The Supreme Court in Russia has begun hearing a government request to ban the Jehovah’s Witnesses and declare it an extremist organisation.
BBC reports that the justice ministry has already placed its headquarters near St Petersburg on a list of extremist groups.
The US-founded Jehovah’s Witnesses has about 8 million people worldwide and is known for its foreign ministries as well as its door-to-door campaigns.
In Russia alone, it has 175,000 members and 395 branches across the country.
As the case began in Moscow on Wednesday, lawyers representing the movement submitted a counter suit, asking the High Court to declare its members victims of political repression and the justice ministry’s action unlawful.
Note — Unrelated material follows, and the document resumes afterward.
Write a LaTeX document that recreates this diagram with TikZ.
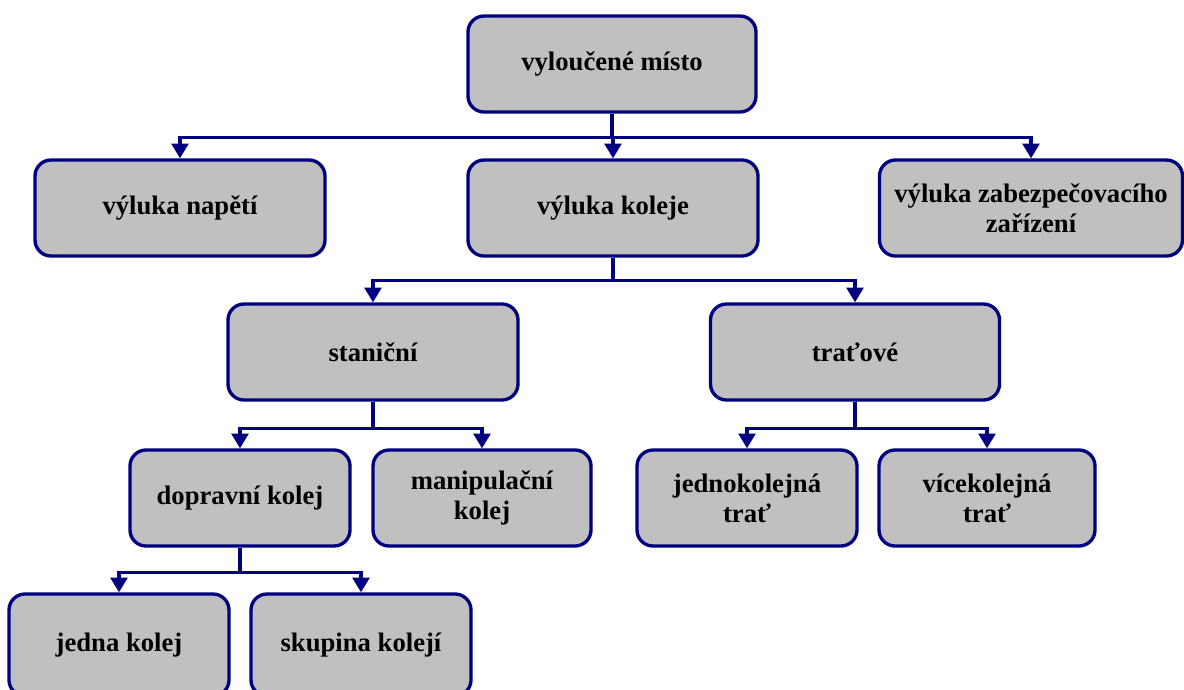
\documentclass[tikz,border=0pt]{standalone}
\usepackage{fontspec}
\setmainfont{Liberation Serif}
\usetikzlibrary{arrows.meta}
\definecolor{navyb}{HTML}{000080}
\definecolor{boxgray}{HTML}{C0C0C0}
\tikzset{
  box/.style={draw=navyb, fill=boxgray, line width=2.5pt, rounded corners=12pt,
    minimum height=96*0.75pt, inner sep=2pt, align=center,
    font=\fontsize{20}{22.5}\selectfont\bfseries},
  conn/.style={draw=navyb, line width=2.5pt, -{Triangle[width=12.5pt,length=11pt]}}
}
\begin{document}
\begin{tikzpicture}[x=0.75pt,y=-0.75pt]
\useasboundingbox (0,0) rectangle (1184,689);
\node[box, minimum width=288*0.75pt] (root) at (612,64) {vyloučené místo};
\node[box, minimum width=290*0.75pt] (nap) at (180,208) {výluka napětí};
\node[box, minimum width=290*0.75pt] (kol) at (613,208) {výluka koleje};
\node[box, minimum width=303*0.75pt] (zab) at (1031,208) {výluka zabezpečovacího\\zařízení};
\node[box, minimum width=290*0.75pt] (sta) at (373,352) {staniční};
\node[box, minimum width=289*0.75pt] (trt) at (855,352) {traťové};
\node[box, minimum width=220*0.75pt] (dop) at (240,498) {dopravní kolej};
\node[box, minimum width=218*0.75pt] (man) at (482,498) {manipulační\\kolej};
\node[box, minimum width=220*0.75pt] (jed) at (747,498) {jednokolejná\\trať};
\node[box, minimum width=216*0.75pt] (vic) at (987,498) {vícekolejná\\trať};
\node[box, minimum width=220*0.75pt, minimum height=102*0.75pt] (jk) at (119,645) {jedna kolej};
\node[box, minimum width=220*0.75pt, minimum height=102*0.75pt] (sk) at (361,645) {skupina kolejí};
\draw[conn] (root.south) -- ++(0,24) -| (nap.north);
\draw[conn] (root.south) -- ++(0,24) -| (kol.north);
\draw[conn] (root.south) -- ++(0,24) -| (zab.north);
\draw[conn] (kol.south) -- ++(0,23) -| (sta.north);
\draw[conn] (kol.south) -- ++(0,23) -| (trt.north);
\draw[conn] (sta.south) -- ++(0,27) -| (dop.north);
\draw[conn] (sta.south) -- ++(0,27) -| (man.north);
\draw[conn] (trt.south) -- ++(0,27) -| (jed.north);
\draw[conn] (trt.south) -- ++(0,27) -| (vic.north);
\draw[conn] (dop.south) -- ++(0,25) -| (jk.north);
\draw[conn] (dop.south) -- ++(0,25) -| (sk.north);
\end{tikzpicture}
\end{document}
The religious organisation had also urged the court to recognise the group was facing political persecution, the Russian Legal Information Agency reported.
However, the court dismissed the claim, saying it did not have jurisdiction.
The court ruled that this was not part of its jurisdiction, but did not say whose it was, Russia’s legal information agency reported. The case was eventually adjourned until Thursday.
By prohibiting its members from taking blood transfusion, the Jehovah’s Witnesses as a group violates the law on resistance to extremism, the spokeswoman for Russia’s Justice Ministry told the Supreme Court on Thursday.
“Checks have found that the organisation is in breach of the law on resistance to extremism. In particular, the organisation’s religious literature forbids blood transfusion for its members in defiance of the doctors’ recommendation,” the spokeswoman said, providing documentary evidence about one such case.
The ministry argues that the Jehovah’s Witnesses’ activities “violate Russia’s law on combating extremism” and their pamphlets incited hatred against other groups.
Also, the Justice Ministry’s official said Jehovah’s Witnesses insist on their own exclusiveness, which also contradicts the law on resistance to extremist activity.
“The religious organization Jehovah’s Witnesses has been repeatedly warned by courts of law, but it has taken no required measures to eliminate the violations,” the Justice Ministry said.
The Justice Ministry believes that Jehovah’s Witnesses must be outlawed and the organization’s properties, including those of the 395 regional chapters, confiscated.
“In view of the threat posed by the organisation Jehovah’s Witnesses, the Justice Ministry asks for declaring it extremist and banning its activity,” the Justice Ministry’s official said.
A delegate of the religious body Yaroslav Sivulsky told the BBC that the movement had nothing to do with extremism and he complained that in every case the courts never really listened to their arguments.
According to Amnesty International, 16 members of the group in southern Russia were found guilty of organising and participating in a banned “extremist organisation” in late 2015.
A ban would directly affect around 400 of its groups and impact on all of its 2,277 religious groups in Russia which it said united 175,000 followers.